## [Extracted data]
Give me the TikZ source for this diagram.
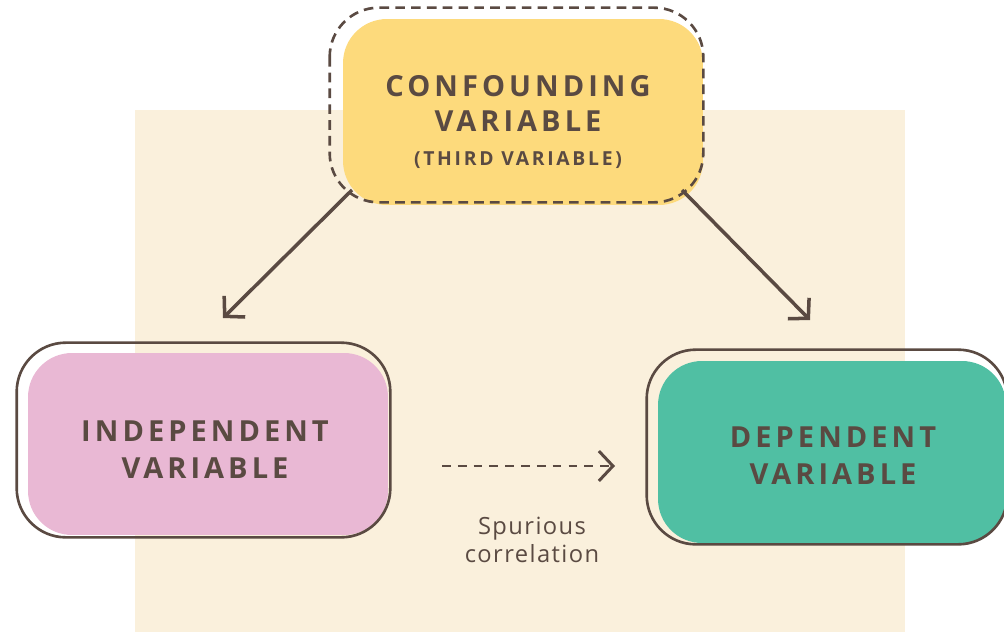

==

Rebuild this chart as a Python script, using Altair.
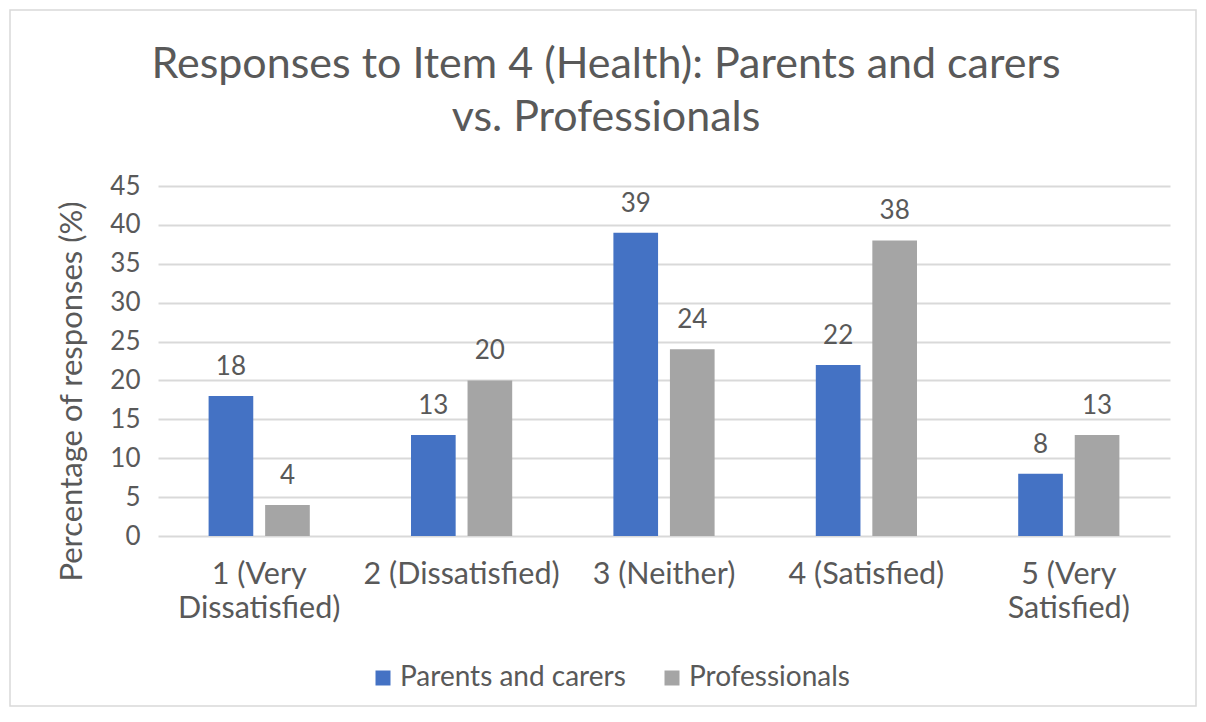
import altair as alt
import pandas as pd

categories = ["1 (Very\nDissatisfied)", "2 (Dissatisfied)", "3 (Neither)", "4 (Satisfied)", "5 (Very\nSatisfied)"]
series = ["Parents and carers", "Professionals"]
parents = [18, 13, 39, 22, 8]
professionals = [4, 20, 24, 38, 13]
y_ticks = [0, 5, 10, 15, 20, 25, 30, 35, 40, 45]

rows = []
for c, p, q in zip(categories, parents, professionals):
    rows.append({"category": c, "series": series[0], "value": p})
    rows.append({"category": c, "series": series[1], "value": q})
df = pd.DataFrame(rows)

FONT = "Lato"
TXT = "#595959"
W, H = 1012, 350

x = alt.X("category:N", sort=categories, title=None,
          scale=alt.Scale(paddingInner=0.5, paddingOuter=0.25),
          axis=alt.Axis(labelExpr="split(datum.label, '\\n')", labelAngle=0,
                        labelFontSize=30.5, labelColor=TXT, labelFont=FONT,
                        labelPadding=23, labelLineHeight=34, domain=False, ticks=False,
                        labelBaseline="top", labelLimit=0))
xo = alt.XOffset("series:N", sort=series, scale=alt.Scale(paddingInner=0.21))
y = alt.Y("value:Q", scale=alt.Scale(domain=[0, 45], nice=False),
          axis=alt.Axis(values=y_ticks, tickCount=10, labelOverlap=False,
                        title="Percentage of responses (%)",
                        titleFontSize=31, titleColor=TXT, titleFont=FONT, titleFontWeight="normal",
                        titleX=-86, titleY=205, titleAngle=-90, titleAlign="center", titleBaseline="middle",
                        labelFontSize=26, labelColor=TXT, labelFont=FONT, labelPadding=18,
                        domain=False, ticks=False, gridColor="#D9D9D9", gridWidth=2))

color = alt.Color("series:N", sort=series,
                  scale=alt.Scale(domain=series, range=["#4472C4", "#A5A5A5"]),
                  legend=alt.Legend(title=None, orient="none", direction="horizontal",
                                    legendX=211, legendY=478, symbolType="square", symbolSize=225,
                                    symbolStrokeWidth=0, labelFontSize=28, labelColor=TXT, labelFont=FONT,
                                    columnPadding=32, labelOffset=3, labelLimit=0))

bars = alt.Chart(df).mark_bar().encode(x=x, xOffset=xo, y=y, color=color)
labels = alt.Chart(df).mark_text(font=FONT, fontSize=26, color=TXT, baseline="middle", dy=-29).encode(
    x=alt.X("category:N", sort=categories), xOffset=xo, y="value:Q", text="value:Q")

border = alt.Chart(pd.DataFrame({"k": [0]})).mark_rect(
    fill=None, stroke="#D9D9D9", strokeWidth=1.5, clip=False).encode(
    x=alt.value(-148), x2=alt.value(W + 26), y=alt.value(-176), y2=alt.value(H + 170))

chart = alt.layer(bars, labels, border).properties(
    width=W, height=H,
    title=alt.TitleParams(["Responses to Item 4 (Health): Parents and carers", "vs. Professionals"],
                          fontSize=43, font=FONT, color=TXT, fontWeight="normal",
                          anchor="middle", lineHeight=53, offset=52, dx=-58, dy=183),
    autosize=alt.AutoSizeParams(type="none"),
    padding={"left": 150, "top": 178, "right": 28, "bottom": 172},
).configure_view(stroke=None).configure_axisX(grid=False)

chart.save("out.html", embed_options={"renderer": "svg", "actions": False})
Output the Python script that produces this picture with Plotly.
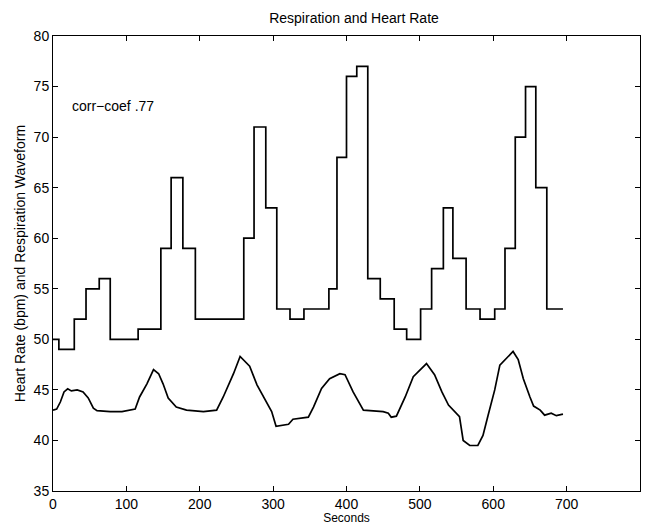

--

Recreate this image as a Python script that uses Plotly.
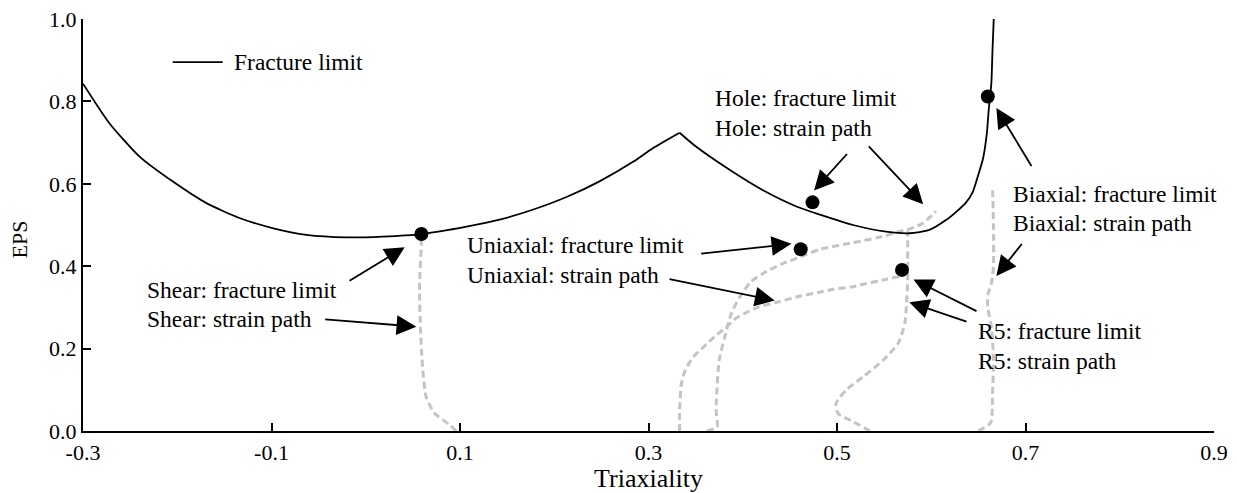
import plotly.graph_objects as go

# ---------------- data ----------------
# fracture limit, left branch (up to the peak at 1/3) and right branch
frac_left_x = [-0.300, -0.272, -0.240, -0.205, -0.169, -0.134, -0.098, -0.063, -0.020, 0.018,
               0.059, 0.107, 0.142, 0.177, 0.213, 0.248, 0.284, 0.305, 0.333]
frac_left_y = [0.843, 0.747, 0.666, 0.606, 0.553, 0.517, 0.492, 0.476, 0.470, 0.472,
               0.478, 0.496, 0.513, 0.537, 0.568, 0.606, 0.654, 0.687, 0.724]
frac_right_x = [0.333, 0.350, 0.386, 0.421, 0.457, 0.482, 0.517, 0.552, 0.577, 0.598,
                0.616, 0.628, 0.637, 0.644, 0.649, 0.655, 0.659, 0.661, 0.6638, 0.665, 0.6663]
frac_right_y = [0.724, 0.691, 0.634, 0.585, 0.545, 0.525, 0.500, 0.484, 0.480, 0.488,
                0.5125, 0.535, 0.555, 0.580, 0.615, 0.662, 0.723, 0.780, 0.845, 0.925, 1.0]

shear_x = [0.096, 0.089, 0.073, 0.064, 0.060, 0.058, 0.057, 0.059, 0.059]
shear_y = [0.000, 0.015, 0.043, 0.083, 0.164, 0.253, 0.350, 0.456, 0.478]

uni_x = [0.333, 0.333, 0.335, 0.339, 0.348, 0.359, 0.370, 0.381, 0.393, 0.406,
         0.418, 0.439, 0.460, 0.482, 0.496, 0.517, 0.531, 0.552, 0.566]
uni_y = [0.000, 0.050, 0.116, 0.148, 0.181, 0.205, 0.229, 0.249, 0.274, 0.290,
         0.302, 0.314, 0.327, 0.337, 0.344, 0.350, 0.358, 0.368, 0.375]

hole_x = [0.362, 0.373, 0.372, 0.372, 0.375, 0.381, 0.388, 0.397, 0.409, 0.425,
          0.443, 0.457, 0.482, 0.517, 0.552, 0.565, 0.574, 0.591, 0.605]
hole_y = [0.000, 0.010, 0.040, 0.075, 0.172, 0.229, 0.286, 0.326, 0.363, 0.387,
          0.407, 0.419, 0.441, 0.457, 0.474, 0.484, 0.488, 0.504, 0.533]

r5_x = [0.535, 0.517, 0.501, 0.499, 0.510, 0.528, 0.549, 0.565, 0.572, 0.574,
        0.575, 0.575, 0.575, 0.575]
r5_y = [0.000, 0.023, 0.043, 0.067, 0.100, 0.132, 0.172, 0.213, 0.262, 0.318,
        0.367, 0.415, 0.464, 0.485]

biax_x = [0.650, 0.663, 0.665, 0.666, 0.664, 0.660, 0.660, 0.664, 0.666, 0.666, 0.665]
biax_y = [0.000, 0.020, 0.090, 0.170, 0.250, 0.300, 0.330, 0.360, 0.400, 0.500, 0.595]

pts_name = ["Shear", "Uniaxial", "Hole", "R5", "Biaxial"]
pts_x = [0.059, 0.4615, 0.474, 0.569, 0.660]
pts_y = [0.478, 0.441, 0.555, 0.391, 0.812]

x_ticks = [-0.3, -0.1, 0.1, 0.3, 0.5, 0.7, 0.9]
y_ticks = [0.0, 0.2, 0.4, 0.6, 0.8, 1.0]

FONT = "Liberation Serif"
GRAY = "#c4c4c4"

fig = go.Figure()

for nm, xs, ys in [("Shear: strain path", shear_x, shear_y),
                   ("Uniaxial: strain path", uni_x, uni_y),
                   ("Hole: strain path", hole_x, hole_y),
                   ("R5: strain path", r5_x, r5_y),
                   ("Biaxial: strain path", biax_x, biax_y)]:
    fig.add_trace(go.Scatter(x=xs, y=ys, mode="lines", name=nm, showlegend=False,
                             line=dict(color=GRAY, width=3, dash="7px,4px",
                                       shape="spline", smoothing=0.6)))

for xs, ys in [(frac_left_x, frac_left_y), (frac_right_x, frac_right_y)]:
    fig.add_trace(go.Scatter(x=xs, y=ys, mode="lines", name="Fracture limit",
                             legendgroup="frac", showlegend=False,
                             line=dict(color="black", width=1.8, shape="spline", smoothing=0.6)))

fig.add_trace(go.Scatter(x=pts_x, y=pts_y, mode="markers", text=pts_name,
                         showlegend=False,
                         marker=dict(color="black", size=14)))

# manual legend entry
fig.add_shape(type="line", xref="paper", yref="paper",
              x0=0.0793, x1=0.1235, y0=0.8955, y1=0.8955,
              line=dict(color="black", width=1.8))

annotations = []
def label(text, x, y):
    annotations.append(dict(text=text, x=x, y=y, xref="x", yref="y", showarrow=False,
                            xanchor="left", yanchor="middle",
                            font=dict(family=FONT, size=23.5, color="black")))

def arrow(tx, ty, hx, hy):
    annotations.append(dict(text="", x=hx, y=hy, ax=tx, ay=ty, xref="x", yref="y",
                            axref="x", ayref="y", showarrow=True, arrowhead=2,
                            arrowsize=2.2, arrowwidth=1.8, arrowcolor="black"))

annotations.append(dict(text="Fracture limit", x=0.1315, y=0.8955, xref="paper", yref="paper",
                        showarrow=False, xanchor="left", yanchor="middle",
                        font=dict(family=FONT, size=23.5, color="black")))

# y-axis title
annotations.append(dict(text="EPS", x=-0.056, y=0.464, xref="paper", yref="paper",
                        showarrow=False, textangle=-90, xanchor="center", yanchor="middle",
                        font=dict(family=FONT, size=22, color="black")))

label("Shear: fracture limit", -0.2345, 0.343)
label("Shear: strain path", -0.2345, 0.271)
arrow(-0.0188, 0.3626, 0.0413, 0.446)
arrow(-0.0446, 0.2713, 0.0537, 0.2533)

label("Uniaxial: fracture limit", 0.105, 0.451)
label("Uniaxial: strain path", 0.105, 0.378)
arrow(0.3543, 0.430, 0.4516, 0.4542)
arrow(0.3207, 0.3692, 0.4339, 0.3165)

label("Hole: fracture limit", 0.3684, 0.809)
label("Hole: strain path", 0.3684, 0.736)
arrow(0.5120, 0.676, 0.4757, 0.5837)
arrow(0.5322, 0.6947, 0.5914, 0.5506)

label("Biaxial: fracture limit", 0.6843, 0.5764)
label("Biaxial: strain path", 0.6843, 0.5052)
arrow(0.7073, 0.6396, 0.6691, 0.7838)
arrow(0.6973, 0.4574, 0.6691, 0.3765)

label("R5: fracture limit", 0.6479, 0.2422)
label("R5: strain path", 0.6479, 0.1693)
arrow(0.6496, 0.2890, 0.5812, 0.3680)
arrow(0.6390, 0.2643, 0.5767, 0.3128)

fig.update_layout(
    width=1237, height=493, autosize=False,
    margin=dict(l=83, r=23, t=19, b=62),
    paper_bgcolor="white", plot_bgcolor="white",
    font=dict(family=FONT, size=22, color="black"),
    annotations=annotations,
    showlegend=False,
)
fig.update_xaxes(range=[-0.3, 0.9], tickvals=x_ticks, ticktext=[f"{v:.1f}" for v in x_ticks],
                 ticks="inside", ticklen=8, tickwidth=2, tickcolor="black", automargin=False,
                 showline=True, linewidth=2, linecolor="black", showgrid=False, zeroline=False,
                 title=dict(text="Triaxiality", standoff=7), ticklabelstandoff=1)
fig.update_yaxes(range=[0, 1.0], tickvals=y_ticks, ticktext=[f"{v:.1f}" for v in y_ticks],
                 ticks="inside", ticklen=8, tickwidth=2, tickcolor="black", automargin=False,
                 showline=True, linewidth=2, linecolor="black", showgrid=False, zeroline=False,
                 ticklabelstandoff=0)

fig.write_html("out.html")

## [What the task requires]
Return exactly the lines from the one with "Rebuild this chart" to the one with "35, 40, 45]", inclusive, and nothing else; skip the pictures.

## [Task solution]
Rebuild this chart as a Python script, using Altair.
import altair as alt
import pandas as pd

categories = ["1 (Very\nDissatisfied)", "2 (Dissatisfied)", "3 (Neither)", "4 (Satisfied)", "5 (Very\nSatisfied)"]
series = ["Parents and carers", "Professionals"]
parents = [18, 13, 39, 22, 8]
professionals = [4, 20, 24, 38, 13]
y_ticks = [0, 5, 10, 15, 20, 25, 30, 35, 40, 45]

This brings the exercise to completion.